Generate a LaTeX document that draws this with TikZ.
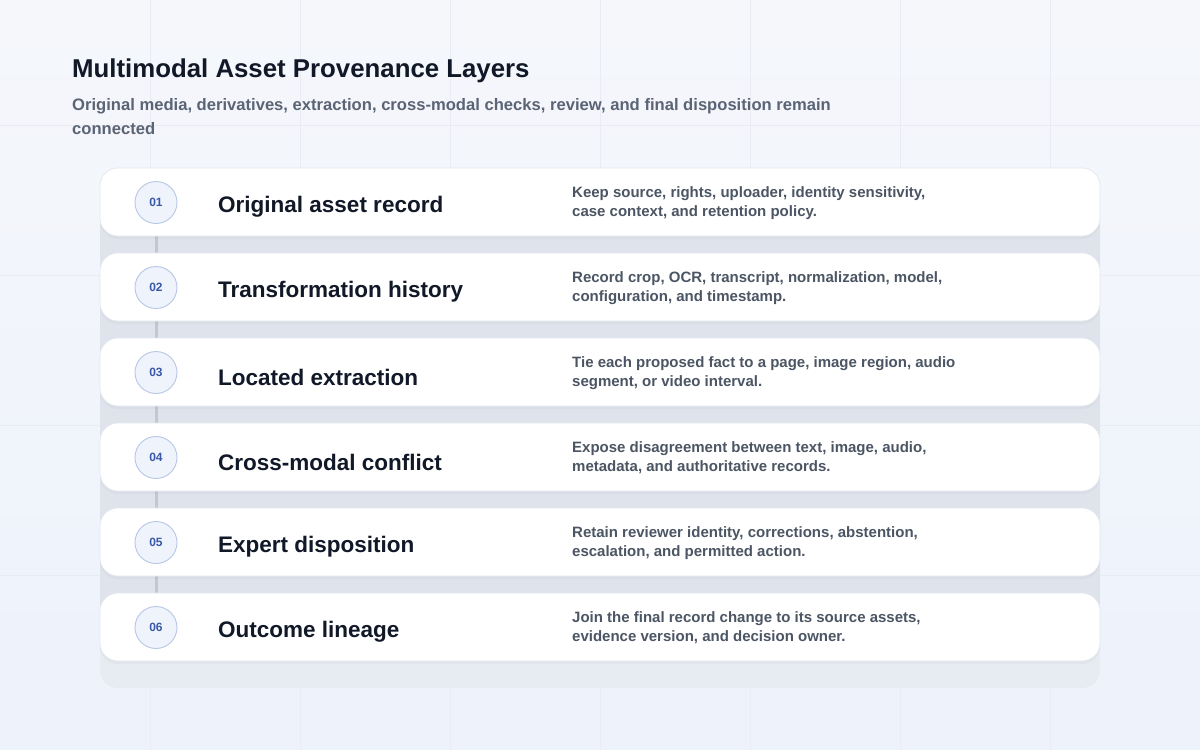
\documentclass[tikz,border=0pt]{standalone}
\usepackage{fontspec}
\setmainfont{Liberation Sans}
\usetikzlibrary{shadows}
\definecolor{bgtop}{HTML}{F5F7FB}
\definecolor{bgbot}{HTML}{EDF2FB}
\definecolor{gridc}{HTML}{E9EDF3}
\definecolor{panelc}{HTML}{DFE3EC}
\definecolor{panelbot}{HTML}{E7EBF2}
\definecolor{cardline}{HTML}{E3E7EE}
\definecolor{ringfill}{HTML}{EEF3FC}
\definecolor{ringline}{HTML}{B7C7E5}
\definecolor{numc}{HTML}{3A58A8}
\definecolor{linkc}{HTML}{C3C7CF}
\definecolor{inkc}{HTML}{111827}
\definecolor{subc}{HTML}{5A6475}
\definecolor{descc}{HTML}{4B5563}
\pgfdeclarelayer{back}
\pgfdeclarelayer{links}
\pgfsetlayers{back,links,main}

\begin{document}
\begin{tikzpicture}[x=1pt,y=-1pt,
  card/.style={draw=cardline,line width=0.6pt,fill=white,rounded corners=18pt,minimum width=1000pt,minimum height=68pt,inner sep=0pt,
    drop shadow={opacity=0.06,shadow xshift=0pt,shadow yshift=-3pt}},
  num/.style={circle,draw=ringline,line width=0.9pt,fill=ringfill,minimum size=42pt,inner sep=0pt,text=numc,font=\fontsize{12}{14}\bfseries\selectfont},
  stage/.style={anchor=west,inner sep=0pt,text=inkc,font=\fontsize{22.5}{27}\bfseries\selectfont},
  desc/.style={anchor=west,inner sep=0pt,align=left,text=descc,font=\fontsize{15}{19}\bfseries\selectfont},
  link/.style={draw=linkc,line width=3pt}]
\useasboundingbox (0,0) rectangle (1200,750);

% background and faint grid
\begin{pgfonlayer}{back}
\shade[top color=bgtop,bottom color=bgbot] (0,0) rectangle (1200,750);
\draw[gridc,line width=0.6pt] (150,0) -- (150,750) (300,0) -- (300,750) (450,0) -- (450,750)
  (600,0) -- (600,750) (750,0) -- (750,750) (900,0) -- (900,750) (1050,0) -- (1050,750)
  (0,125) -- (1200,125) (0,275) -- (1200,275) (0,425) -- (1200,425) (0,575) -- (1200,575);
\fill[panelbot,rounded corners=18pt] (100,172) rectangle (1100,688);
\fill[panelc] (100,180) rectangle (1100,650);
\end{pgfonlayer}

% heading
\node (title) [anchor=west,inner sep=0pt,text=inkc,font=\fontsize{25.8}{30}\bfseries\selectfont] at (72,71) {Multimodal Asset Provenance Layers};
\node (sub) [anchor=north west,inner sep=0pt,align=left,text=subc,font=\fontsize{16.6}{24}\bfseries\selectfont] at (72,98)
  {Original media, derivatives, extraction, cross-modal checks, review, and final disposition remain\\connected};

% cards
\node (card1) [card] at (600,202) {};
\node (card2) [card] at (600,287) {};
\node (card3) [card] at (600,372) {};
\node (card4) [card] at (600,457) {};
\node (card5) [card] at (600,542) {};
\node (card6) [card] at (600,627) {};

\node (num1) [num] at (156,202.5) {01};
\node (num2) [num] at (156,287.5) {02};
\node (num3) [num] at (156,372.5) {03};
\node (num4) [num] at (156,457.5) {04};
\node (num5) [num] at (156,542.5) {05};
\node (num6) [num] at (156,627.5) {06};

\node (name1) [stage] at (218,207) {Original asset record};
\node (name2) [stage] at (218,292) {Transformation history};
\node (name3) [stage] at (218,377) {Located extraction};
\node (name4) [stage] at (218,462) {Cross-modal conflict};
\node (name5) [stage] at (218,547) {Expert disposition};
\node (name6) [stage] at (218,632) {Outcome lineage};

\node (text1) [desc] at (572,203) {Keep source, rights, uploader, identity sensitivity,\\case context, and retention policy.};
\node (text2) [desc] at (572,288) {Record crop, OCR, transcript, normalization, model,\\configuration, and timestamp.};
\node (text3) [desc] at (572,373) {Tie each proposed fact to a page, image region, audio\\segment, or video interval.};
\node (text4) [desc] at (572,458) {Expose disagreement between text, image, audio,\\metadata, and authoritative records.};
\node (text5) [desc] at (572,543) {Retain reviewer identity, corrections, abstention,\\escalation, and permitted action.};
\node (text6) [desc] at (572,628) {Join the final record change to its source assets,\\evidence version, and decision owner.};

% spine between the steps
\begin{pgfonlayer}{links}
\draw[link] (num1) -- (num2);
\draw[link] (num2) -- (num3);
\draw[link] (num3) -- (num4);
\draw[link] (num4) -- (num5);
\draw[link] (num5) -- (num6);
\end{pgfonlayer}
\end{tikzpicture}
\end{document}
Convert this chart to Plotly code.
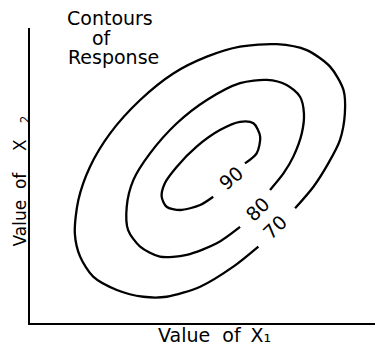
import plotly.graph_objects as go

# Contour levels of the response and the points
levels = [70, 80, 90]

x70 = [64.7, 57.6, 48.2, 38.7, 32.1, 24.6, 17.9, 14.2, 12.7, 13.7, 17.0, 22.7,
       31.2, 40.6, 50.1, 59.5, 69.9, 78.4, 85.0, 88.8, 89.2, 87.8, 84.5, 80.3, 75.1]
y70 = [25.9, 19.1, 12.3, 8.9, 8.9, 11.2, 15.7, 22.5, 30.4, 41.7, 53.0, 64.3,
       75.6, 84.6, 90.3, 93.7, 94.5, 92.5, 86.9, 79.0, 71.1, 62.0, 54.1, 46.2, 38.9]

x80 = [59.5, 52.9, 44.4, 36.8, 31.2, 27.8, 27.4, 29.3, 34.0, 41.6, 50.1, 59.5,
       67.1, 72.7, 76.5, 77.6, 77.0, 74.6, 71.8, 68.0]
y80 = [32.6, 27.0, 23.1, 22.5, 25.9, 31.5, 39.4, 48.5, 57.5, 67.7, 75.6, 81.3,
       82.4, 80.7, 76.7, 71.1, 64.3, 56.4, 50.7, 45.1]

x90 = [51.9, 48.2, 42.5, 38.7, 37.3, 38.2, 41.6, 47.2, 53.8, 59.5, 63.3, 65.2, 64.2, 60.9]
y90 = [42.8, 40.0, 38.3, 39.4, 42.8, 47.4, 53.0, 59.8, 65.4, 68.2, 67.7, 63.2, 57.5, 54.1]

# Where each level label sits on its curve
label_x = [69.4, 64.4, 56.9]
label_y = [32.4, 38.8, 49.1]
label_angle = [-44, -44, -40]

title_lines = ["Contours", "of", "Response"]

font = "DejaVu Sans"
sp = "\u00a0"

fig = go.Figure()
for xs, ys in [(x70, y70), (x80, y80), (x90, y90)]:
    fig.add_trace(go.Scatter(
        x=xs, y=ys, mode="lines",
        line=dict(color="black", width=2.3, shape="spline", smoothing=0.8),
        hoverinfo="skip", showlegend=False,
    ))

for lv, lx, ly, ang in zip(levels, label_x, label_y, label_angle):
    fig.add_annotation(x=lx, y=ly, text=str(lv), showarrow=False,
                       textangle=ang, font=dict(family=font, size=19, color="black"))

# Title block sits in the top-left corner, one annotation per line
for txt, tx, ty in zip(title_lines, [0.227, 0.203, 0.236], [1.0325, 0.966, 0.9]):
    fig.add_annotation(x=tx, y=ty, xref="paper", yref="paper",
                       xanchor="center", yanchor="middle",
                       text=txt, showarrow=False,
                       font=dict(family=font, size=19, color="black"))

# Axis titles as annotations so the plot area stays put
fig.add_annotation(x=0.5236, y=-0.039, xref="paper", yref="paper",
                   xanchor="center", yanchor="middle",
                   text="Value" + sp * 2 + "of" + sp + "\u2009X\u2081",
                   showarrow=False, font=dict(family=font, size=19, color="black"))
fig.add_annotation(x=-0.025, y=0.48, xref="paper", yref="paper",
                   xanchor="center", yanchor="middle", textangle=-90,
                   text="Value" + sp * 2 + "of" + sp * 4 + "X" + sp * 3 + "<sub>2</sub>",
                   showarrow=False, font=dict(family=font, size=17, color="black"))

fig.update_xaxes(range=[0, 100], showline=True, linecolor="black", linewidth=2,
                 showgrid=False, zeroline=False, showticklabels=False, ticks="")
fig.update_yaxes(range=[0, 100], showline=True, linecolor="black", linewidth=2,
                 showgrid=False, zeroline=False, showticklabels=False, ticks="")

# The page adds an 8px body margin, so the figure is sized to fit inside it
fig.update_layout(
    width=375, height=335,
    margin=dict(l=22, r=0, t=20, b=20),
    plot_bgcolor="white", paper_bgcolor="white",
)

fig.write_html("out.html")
* * *
_Exercise task_.
Give again the lines from "Convert this chart to Plotly code." to "levels = [70, 80, 90]" exactly, both of those lines included, and do not include any pictures.

_Answer to this problem_.
Convert this chart to Plotly code.
import plotly.graph_objects as go

# Contour levels of the response and the points
levels = [70, 80, 90]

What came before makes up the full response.